● **Recorded data**:

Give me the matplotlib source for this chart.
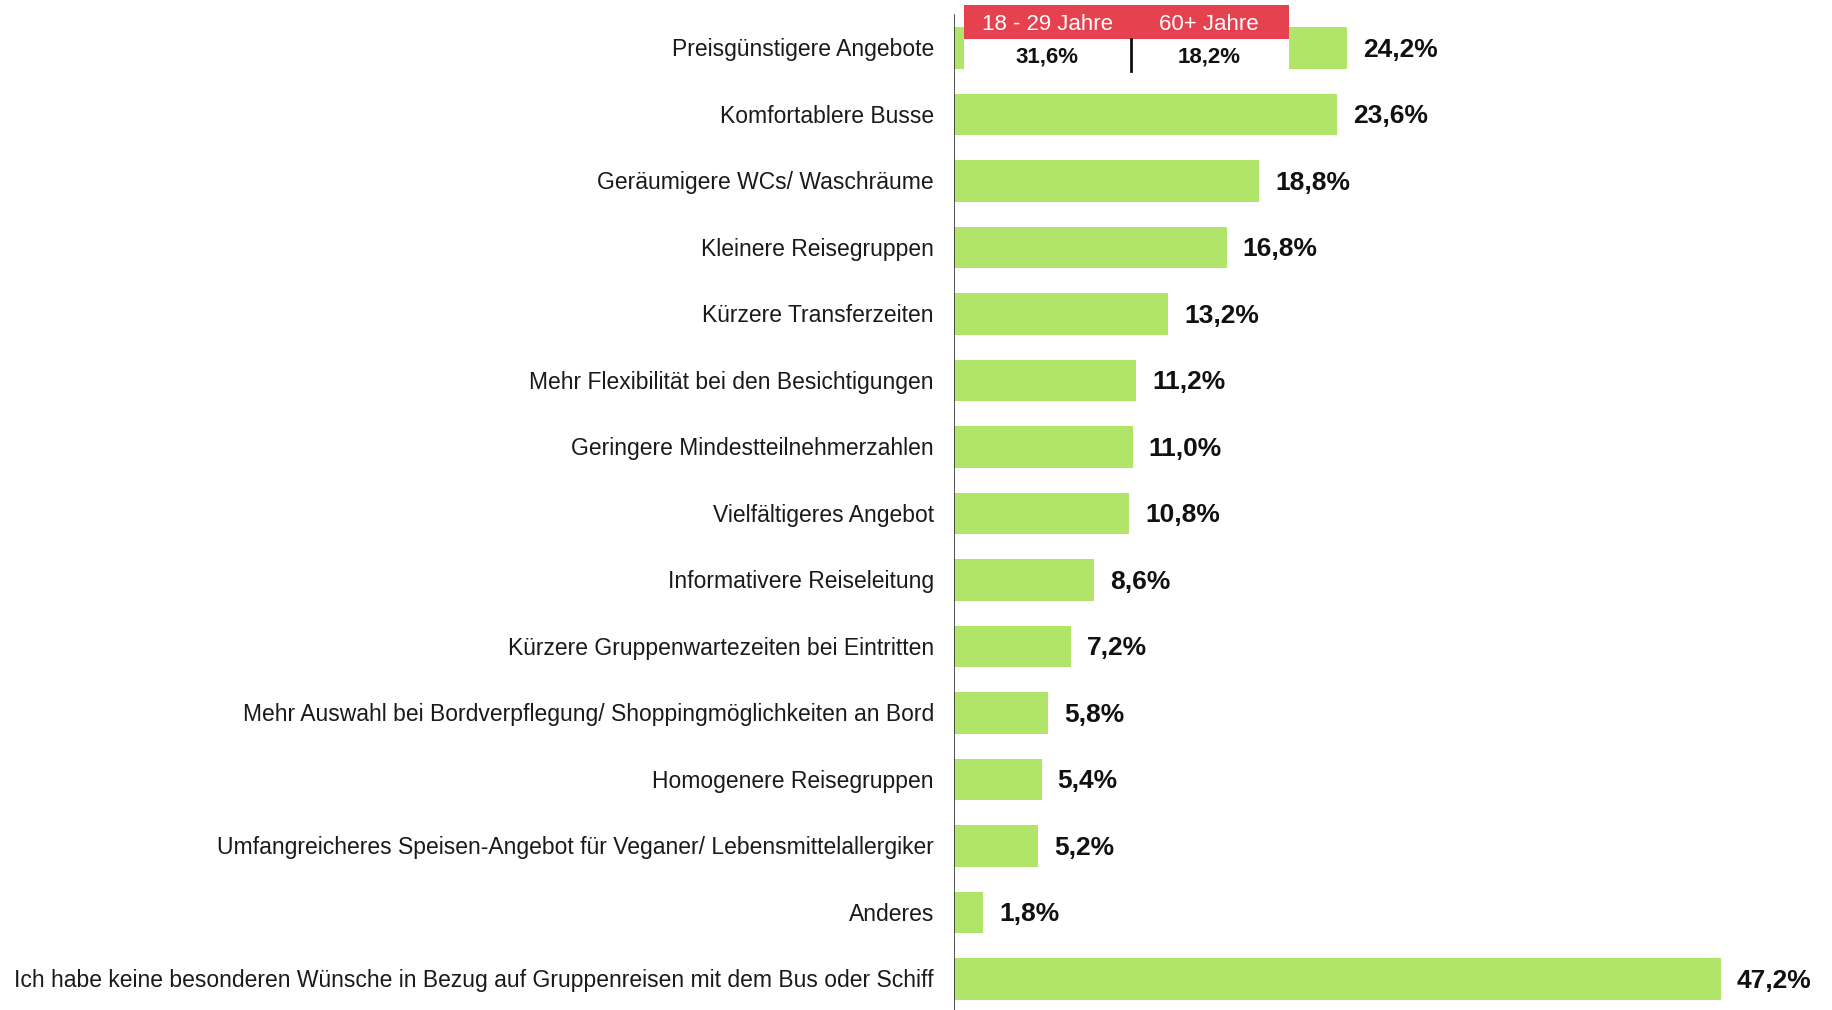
import matplotlib
matplotlib.use("Agg")
import matplotlib.pyplot as plt
from matplotlib.patches import Rectangle

categories = [
    "Preisgünstigere Angebote",
    "Komfortablere Busse",
    "Geräumigere WCs/ Waschräume",
    "Kleinere Reisegruppen",
    "Kürzere Transferzeiten",
    "Mehr Flexibilität bei den Besichtigungen",
    "Geringere Mindestteilnehmerzahlen",
    "Vielfältigeres Angebot",
    "Informativere Reiseleitung",
    "Kürzere Gruppenwartezeiten bei Eintritten",
    "Mehr Auswahl bei Bordverpflegung/ Shoppingmöglichkeiten an Bord",
    "Homogenere Reisegruppen",
    "Umfangreicheres Speisen-Angebot für Veganer/ Lebensmittelallergiker",
    "Anderes",
    "Ich habe keine besonderen Wünsche in Bezug auf Gruppenreisen mit dem Bus oder Schiff",
]
values = [24.2, 23.6, 18.8, 16.8, 13.2, 11.2, 11.0, 10.8, 8.6, 7.2, 5.8, 5.4, 5.2, 1.8, 47.2]
value_labels = ["24,2%", "23,6%", "18,8%", "16,8%", "13,2%", "11,2%", "11,0%", "10,8%",
                "8,6%", "7,2%", "5,8%", "5,4%", "5,2%", "1,8%", "47,2%"]
inset_groups = ["18 - 29 Jahre", "60+ Jahre"]
inset_values = [31.6, 18.2]
inset_labels = ["31,6%", "18,2%"]

GREEN = "#B1E56A"
RED = "#E5414F"
FONT = "Liberation Sans"

W, H = 1832, 1010
fig = plt.figure(figsize=(W / 100, H / 100), dpi=100)
ax_left = 954 / W
ax = fig.add_axes([ax_left, 0, 1 - ax_left, 1])

px_per_unit = 16.24
row = 66.5
top_center = 48
ax.set_xlim(0, (W - 954) / px_per_unit)
ax.set_ylim((H - top_center) / row, -top_center / row)

ypos = list(range(len(categories)))
ax.barh(ypos, values, height=0.62, color=GREEN, zorder=2)
for y, v, lab in zip(ypos, values, value_labels):
    ax.text(v + 16 / px_per_unit, y + 0.03, lab, va="center", ha="left",
            fontsize=19, fontweight="bold", family=FONT, color="#111111")
for y, c in zip(ypos, categories):
    ax.text(-20 / px_per_unit, y + 0.03, c, va="center", ha="right", fontsize=16.5,
            family=FONT, color="#1a1a1a", clip_on=False)

for s in ax.spines.values():
    s.set_visible(False)
ax.set_xticks([])
ax.set_yticks([])
ax.axvline(0, ymin=0, ymax=1 - 15 / H, color="#333333", lw=1.2, zorder=3)

# inset box (figure pixel coordinates)
def fx(x):
    return x / W

def fy(y):
    return 1 - y / H

x0, x1, xm = 964, 1289, 1131
fig.patches.append(Rectangle((fx(x0), fy(39)), fx(x1) - fx(x0), fy(5) - fy(39),
                             transform=fig.transFigure, facecolor=RED, edgecolor="none", zorder=5))
fig.patches.append(Rectangle((fx(x0), fy(72)), fx(x1) - fx(x0), fy(39) - fy(72),
                             transform=fig.transFigure, facecolor="white", edgecolor="none", zorder=5))
fig.add_artist(plt.Line2D([fx(xm), fx(xm)], [fy(39), fy(71)], transform=fig.transFigure,
                          color="#111111", lw=2, zorder=6))
centers = [1047, 1209]
for cx, g, lab in zip(centers, inset_groups, inset_labels):
    fig.text(fx(cx), fy(24), g, ha="center", va="center", fontsize=16,
             family=FONT, color="white", zorder=7)
    fig.text(fx(cx), fy(57), lab, ha="center", va="center", fontsize=16,
             fontweight="bold", family=FONT, color="#111111", zorder=7)

fig.savefig("out.png", dpi=100)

● **Do this**:
Write out the whole listing exactly, and drop the pictures.

● **Correct answer**:
Give me the matplotlib source for this chart.
import matplotlib
matplotlib.use("Agg")
import matplotlib.pyplot as plt
from matplotlib.patches import Rectangle

categories = [
    "Preisgünstigere Angebote",
    "Komfortablere Busse",
    "Geräumigere WCs/ Waschräume",
    "Kleinere Reisegruppen",
    "Kürzere Transferzeiten",
    "Mehr Flexibilität bei den Besichtigungen",
    "Geringere Mindestteilnehmerzahlen",
    "Vielfältigeres Angebot",
    "Informativere Reiseleitung",
    "Kürzere Gruppenwartezeiten bei Eintritten",
    "Mehr Auswahl bei Bordverpflegung/ Shoppingmöglichkeiten an Bord",
    "Homogenere Reisegruppen",
    "Umfangreicheres Speisen-Angebot für Veganer/ Lebensmittelallergiker",
    "Anderes",
    "Ich habe keine besonderen Wünsche in Bezug auf Gruppenreisen mit dem Bus oder Schiff",
]
values = [24.2, 23.6, 18.8, 16.8, 13.2, 11.2, 11.0, 10.8, 8.6, 7.2, 5.8, 5.4, 5.2, 1.8, 47.2]
value_labels = ["24,2%", "23,6%", "18,8%", "16,8%", "13,2%", "11,2%", "11,0%", "10,8%",
                "8,6%", "7,2%", "5,8%", "5,4%", "5,2%", "1,8%", "47,2%"]
inset_groups = ["18 - 29 Jahre", "60+ Jahre"]
inset_values = [31.6, 18.2]
inset_labels = ["31,6%", "18,2%"]

GREEN = "#B1E56A"
RED = "#E5414F"
FONT = "Liberation Sans"

W, H = 1832, 1010
fig = plt.figure(figsize=(W / 100, H / 100), dpi=100)
ax_left = 954 / W
ax = fig.add_axes([ax_left, 0, 1 - ax_left, 1])

px_per_unit = 16.24
row = 66.5
top_center = 48
ax.set_xlim(0, (W - 954) / px_per_unit)
ax.set_ylim((H - top_center) / row, -top_center / row)

ypos = list(range(len(categories)))
ax.barh(ypos, values, height=0.62, color=GREEN, zorder=2)
for y, v, lab in zip(ypos, values, value_labels):
    ax.text(v + 16 / px_per_unit, y + 0.03, lab, va="center", ha="left",
            fontsize=19, fontweight="bold", family=FONT, color="#111111")
for y, c in zip(ypos, categories):
    ax.text(-20 / px_per_unit, y + 0.03, c, va="center", ha="right", fontsize=16.5,
            family=FONT, color="#1a1a1a", clip_on=False)

for s in ax.spines.values():
    s.set_visible(False)
ax.set_xticks([])
ax.set_yticks([])
ax.axvline(0, ymin=0, ymax=1 - 15 / H, color="#333333", lw=1.2, zorder=3)

# inset box (figure pixel coordinates)
def fx(x):
    return x / W

def fy(y):
    return 1 - y / H

x0, x1, xm = 964, 1289, 1131
fig.patches.append(Rectangle((fx(x0), fy(39)), fx(x1) - fx(x0), fy(5) - fy(39),
                             transform=fig.transFigure, facecolor=RED, edgecolor="none", zorder=5))
fig.patches.append(Rectangle((fx(x0), fy(72)), fx(x1) - fx(x0), fy(39) - fy(72),
                             transform=fig.transFigure, facecolor="white", edgecolor="none", zorder=5))
fig.add_artist(plt.Line2D([fx(xm), fx(xm)], [fy(39), fy(71)], transform=fig.transFigure,
                          color="#111111", lw=2, zorder=6))
centers = [1047, 1209]
for cx, g, lab in zip(centers, inset_groups, inset_labels):
    fig.text(fx(cx), fy(24), g, ha="center", va="center", fontsize=16,
             family=FONT, color="white", zorder=7)
    fig.text(fx(cx), fy(57), lab, ha="center", va="center", fontsize=16,
             fontweight="bold", family=FONT, color="#111111", zorder=7)

fig.savefig("out.png", dpi=100)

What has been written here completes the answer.